1408 - Oncomovies: cancer in cinema

Date 28 September 2012
Event ESMO Congress 2012
Session Publication Only
Topics Bioethics, Legal, and Economic Issues
Patient Education and Advocacy
Presenter Giovanni Rosti
Authors G. Rosti1, A. Costantini2, M. Di Maio3, E. Bria4, D. Lorusso5, L. De Fiore6
  • 1Oncology, Ospedale Regionale Ca' Foncello, 31100 - Treviso/IT
  • 2Psychology, Psychology, Rome/IT
  • 3Clinical Trials Unit, Istituto Nazionale Tumori di Napoli, IT-80131 - Napoli/IT
  • 4Oncology, Univesrity, Verona/IT
  • 5Medical Oncology, Medical Oncology, Milan/IT
  • 6Phylosophy University Ll Sapienza, Phylosophy, Rome/IT



To describe how movies portray cancer, and the experience of illness, through an analysis of movies throughout more than 70 years of cinema.

Materials and methods

Cross-sectional descriptive study. In order to retrieve the relevant literature, we searched the Medline database using different keywords. A sample of convenience of films was analysed in which cancer had "prompt", "relevant", or "plot" character. Movies yearbook and databases (allmovie, IMDb, Movieplayer, Mymovies) were consulted. Each film was viewed by two observers who recorded patients variables (age, gender, marital status, etc), the cancer process (type, symptoms, therapy, and evolution), and the health care environment, among others.
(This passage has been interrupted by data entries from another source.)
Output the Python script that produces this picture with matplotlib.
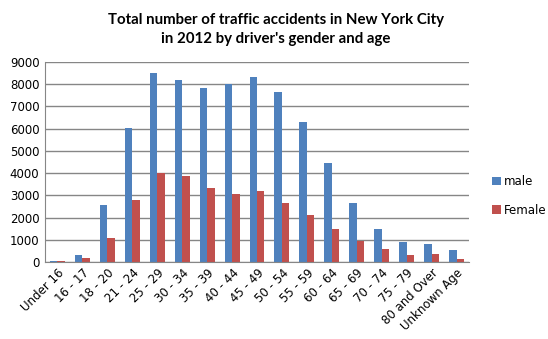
import numpy as np
from matplotlib import pyplot as plt

ages = ["Under 16", "16 - 17", "18 - 20", "21 - 24", "25 - 29", "30 - 34", "35 - 39",
        "40 - 44", "45 - 49", "50 - 54", "55 - 59", "60 - 64", "65 - 69", "70 - 74",
        "75 - 79", "80 and Over", "Unknown Age"]
male = [50, 320, 2570, 6040, 8510, 8200, 7840, 8020, 8330, 7630, 6300, 4460, 2660, 1490, 900, 810, 540]
female = [50, 180, 1080, 2790, 3990, 3870, 3350, 3060, 3200, 2660, 2120, 1490, 950, 585, 320, 360, 140]

fig = plt.figure(figsize=(5.48, 3.39), dpi=100)
ax = fig.add_axes([0.082, 0.227, 0.774, 0.59])

x = np.arange(len(ages))
w = 0.3
ax.bar(x - w / 2, male, w, color="#4F81BD", label="male")
ax.bar(x + w / 2, female, w, color="#C0504D", label="Female")

ax.set_xlim(-0.5, len(ages) - 0.5)
ax.set_ylim(0, 9000)
ax.set_yticks(range(0, 9001, 1000))
ax.yaxis.grid(True, color="#868686", linewidth=1)
ax.set_axisbelow(True)
for s in ["top", "right"]:
    ax.spines[s].set_visible(False)
ax.spines["left"].set_color("#868686")
ax.spines["bottom"].set_color("#868686")
ax.tick_params(axis="y", length=0, labelsize=8.5, pad=4)
ax.tick_params(axis="x", length=0, labelsize=8.5, pad=3)
ax.set_xticks(x)
ax.set_xticklabels(ages, rotation=45, ha="right", rotation_mode="anchor")

fig.suptitle("Total number of traffic accidents in New York City\nin 2012 by driver's gender and age",
             x=0.503, y=0.962, fontsize=10.8, fontweight="bold", family="Lato", linespacing=1.5)

ax.legend(loc="center left", bbox_to_anchor=(1.03, 0.33), frameon=False, fontsize=8.5,
          handlelength=0.7, handleheight=0.7, handletextpad=0.3, labelspacing=1.3)

fig.savefig("out.png", dpi=100)
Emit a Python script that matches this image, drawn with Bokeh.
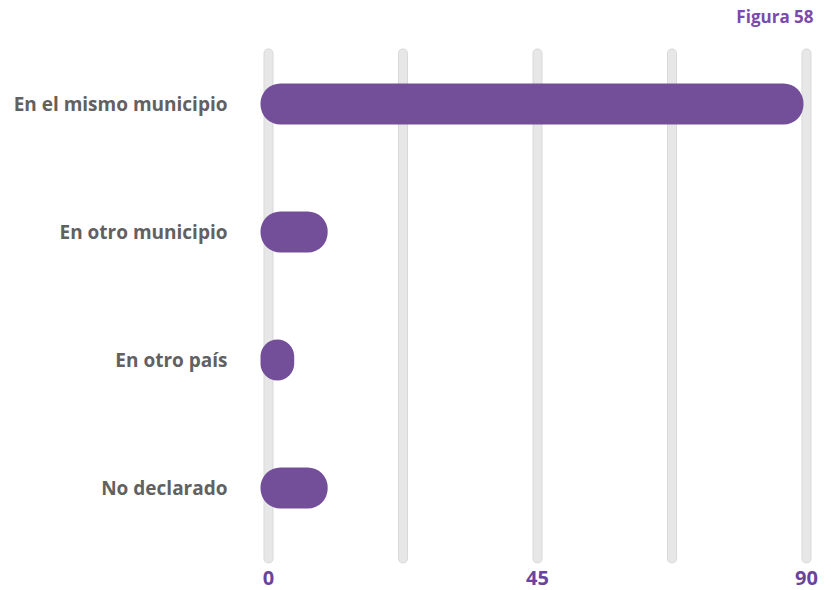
from bokeh.plotting import figure
from bokeh.models import Range1d, ColumnDataSource
from bokeh.core.properties import value
from bokeh.embed import file_html
from bokeh.resources import INLINE

# ---- data ----
categories = ["En el mismo municipio", "En otro municipio", "En otro país", "No declarado"]
values = [89.5, 9.9, 4.3, 9.9]
x_ticks = [0, 45, 90]
grid_positions = [0, 22.5, 45, 67.5, 90]
title_text = "Figura 58"

# ---- layout constants (pixels) ----
W, H = 831, 590
X0_PX = 268            # pixel of value 0
X_SCALE = 538 / 90     # px per unit
Y0_PX = 103.5          # pixel of first category centre
Y_STEP = 128           # px between categories

def dx(px):
    return (px - X0_PX) / X_SCALE

def dy(py):
    return (py - Y0_PX) / Y_STEP

p = figure(width=W, height=H, output_backend="svg", toolbar_location=None,
           x_range=Range1d(dx(0), dx(W)), y_range=Range1d(dy(H), dy(0)),
           min_border=0, min_border_left=0, min_border_right=0,
           min_border_top=0, min_border_bottom=0)
p.axis.visible = False
p.grid.visible = False
p.outline_line_color = None
p.background_fill_color = "white"
p.border_fill_color = "white"

# grid lines (rounded)
gsrc = ColumnDataSource(dict(x=grid_positions,
                             y0=[dy(53)] * len(grid_positions),
                             y1=[dy(558)] * len(grid_positions)))
p.segment(x0="x", y0="y0", x1="x", y1="y1", source=gsrc,
          line_width=10, line_color="#d9d9d9", line_cap="round")
p.segment(x0="x", y0="y0", x1="x", y1="y1", source=gsrc,
          line_width=8, line_color="#e7e7e7", line_cap="round")

# bars
cap_offset = 8 / X_SCALE
ys = list(range(len(categories)))
bsrc = ColumnDataSource(dict(y=ys, right=values, left=[-cap_offset] * len(values)))
p.hbar(y="y", left="left", right="right", height=41 / Y_STEP, source=bsrc,
       fill_color="#724f98", line_color=None, border_radius=20)

# category labels
lsrc = ColumnDataSource(dict(x=[dx(227)] * len(categories), y=ys, t=categories))
p.text(x="x", y="y", text="t", source=lsrc, text_align="right",
       text_baseline="middle", text_font=value("Open Sans"),
       text_font_style="bold", text_font_size="19px", text_color="#616161")

# x tick labels
tsrc = ColumnDataSource(dict(x=x_ticks, y=[dy(577)] * len(x_ticks),
                             t=[str(t) for t in x_ticks]))
p.text(x="x", y="y", text="t", source=tsrc, text_align="center",
       text_baseline="middle", text_font=value("Open Sans"),
       text_font_style="bold", text_font_size="20px", text_color="#6a449c")

# title
p.text(x=[dx(813)], y=[dy(16)], text=[title_text], text_align="right",
       text_baseline="middle", text_font=value("Open Sans"),
       text_font_style="bold", text_font_size="17px", text_color="#7b4aab")

open("out.html", "w").write(file_html(p, INLINE))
376 papers have been retrieved, but only a small percentage has been considered as relevant to the study. 75 films produced by 13 countries (years 1939-2012) were analyzed. 40 patients were women, 35 men, and 64% belonged to the upper and upper/middle social class. The most common cancers were lymphoma, CNS tumours, and leukaemia. In 21 films the type of cancer was not mentioned. Symptoms were considered in 72% of the movies, while diagnostic tests were mentioned in 65%. The most frequent treatment mentioned in the movies was chemotherapy followed by antalgic therapy. Death occurred 46 times (63% of all moveis). Doctors and nurses turned up in 58 films (77%).


there is a trend of cancer narrative in movies, expecially in the last few years. Cancer experiences described in the films are quite different from the truth: movies prefer younger patients, higher social class; the prevalence of cancer site does not match the epidemiological data (e.g. breast cancer only in 5 movies). However, symptoms, diagnostic tests, and treatments tend to be based on real life, particularly in the production of the last twenty years. Usually, cancer patients die at the end of the movie. Some of the films evaluated may be a first hand resource for training health professionals, while some others could be a valued example of malpractice.


All authors have declared no conflicts of interest.